The Archbishop of Dublin Diarmuid Martin said last night he did not think “that was a reflection of what canon lawyers think [now]”. In the case of ongoing trials in Dublin, paedophilia “was never offered as a defence”.
He added, however, in the past “most of the Irish bishops felt that dealing with the Congregation for Clergy was disastrous”.
Whereas the laicisation of Tony Walsh by Dublin might have been “appropriate as an exemplary sentence”, he was “not sure laicisation is always the best way”, he continued. It meant, for instance, that “over the years I had no control over Tony Walsh”.
Archbishop Martin, who earlier issued an apology to Walsh’s victims, said that “it was an appalling thing that Walsh was allowed continue for so long.”
The publication yesterday of chapter 19 of the Murphy report followed the imprisonment of Walsh on December 6th for abusing three boys in the 1970s and 1980s. He was sentenced to 16 years, four of which were suspended.
While the first complaint against Walsh was made in 1978, gardaí were first contacted about him in 1991 when a boy’s mother made a complaint. The then chancellor of the Dublin archdiocese Msgr Alex Stenson rang the relevant Garda station seeking details. Asked by a garda whether Walsh had a record, Msgr Stenson “evaded” the question, according to his own notes.

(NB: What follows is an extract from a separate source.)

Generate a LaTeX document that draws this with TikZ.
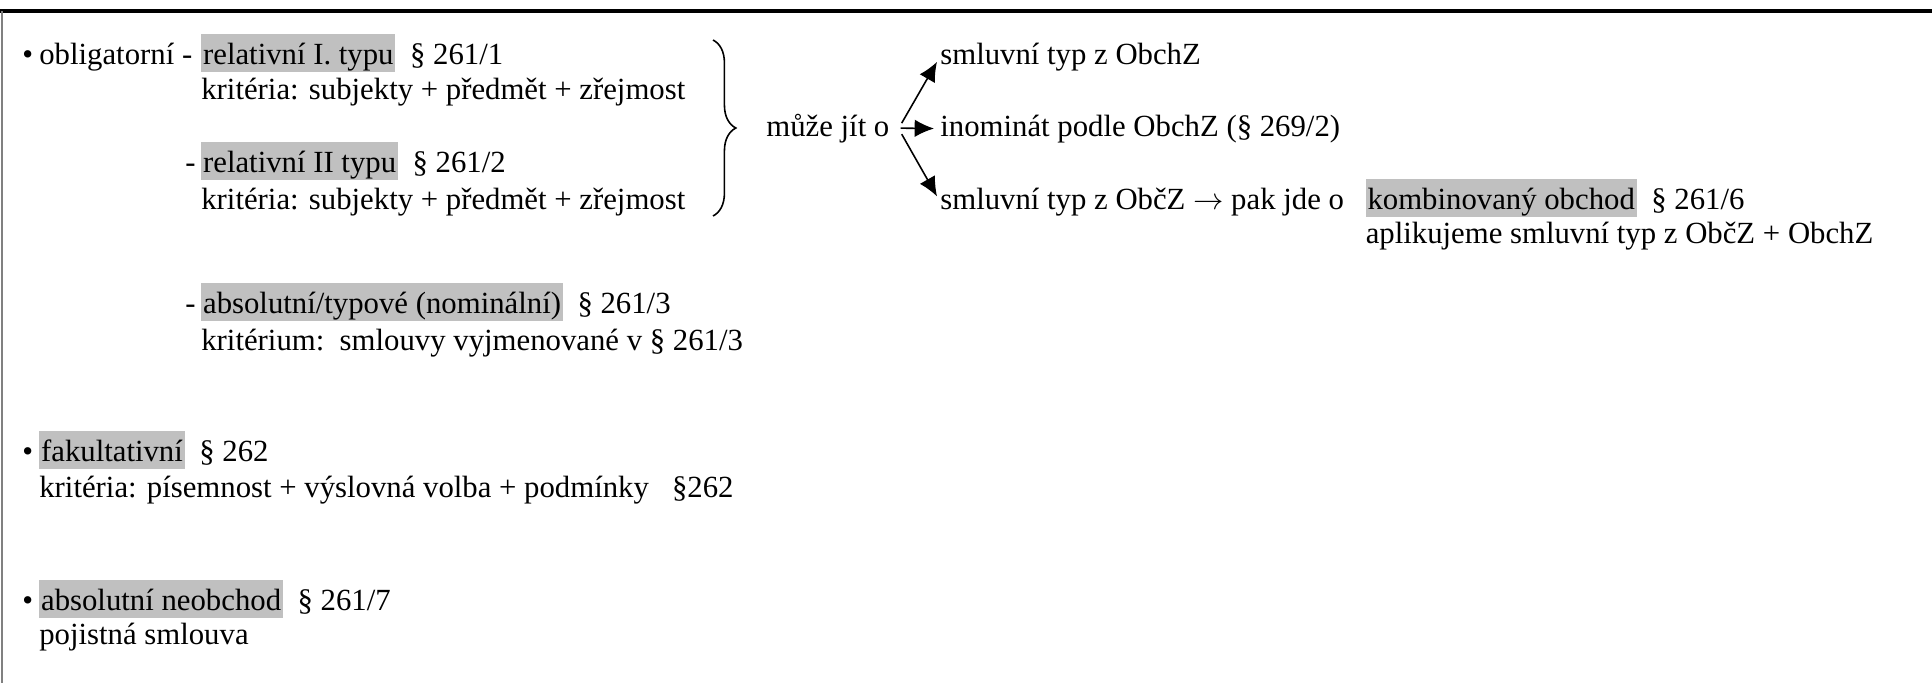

The commission acknowledged that Cardinal Desmond Connell “did act decisively once he became Archbishop” in 1988 where Walsh was concerned.
It was Cardinal Connell who decided to have Walsh laicised “and he pursued this course in spite of the advice and, indeed, interference of his judicial vicar (Msgr Gerard Sheehy) and in spite of the Roman Rota (Appeal Court)”.
The commission also found it “unacceptable” that two gardaí who had concerns about Walsh in 1990 and 1992 “failed to pursue a thorough criminal investigation”. A criminal investigation “of sorts” got under way in 1991 but “was effectively shelved because the Church was carrying out its own penal process”, it said. The archdiocese finally contacted the Garda over complaints about Walsh in May 1995.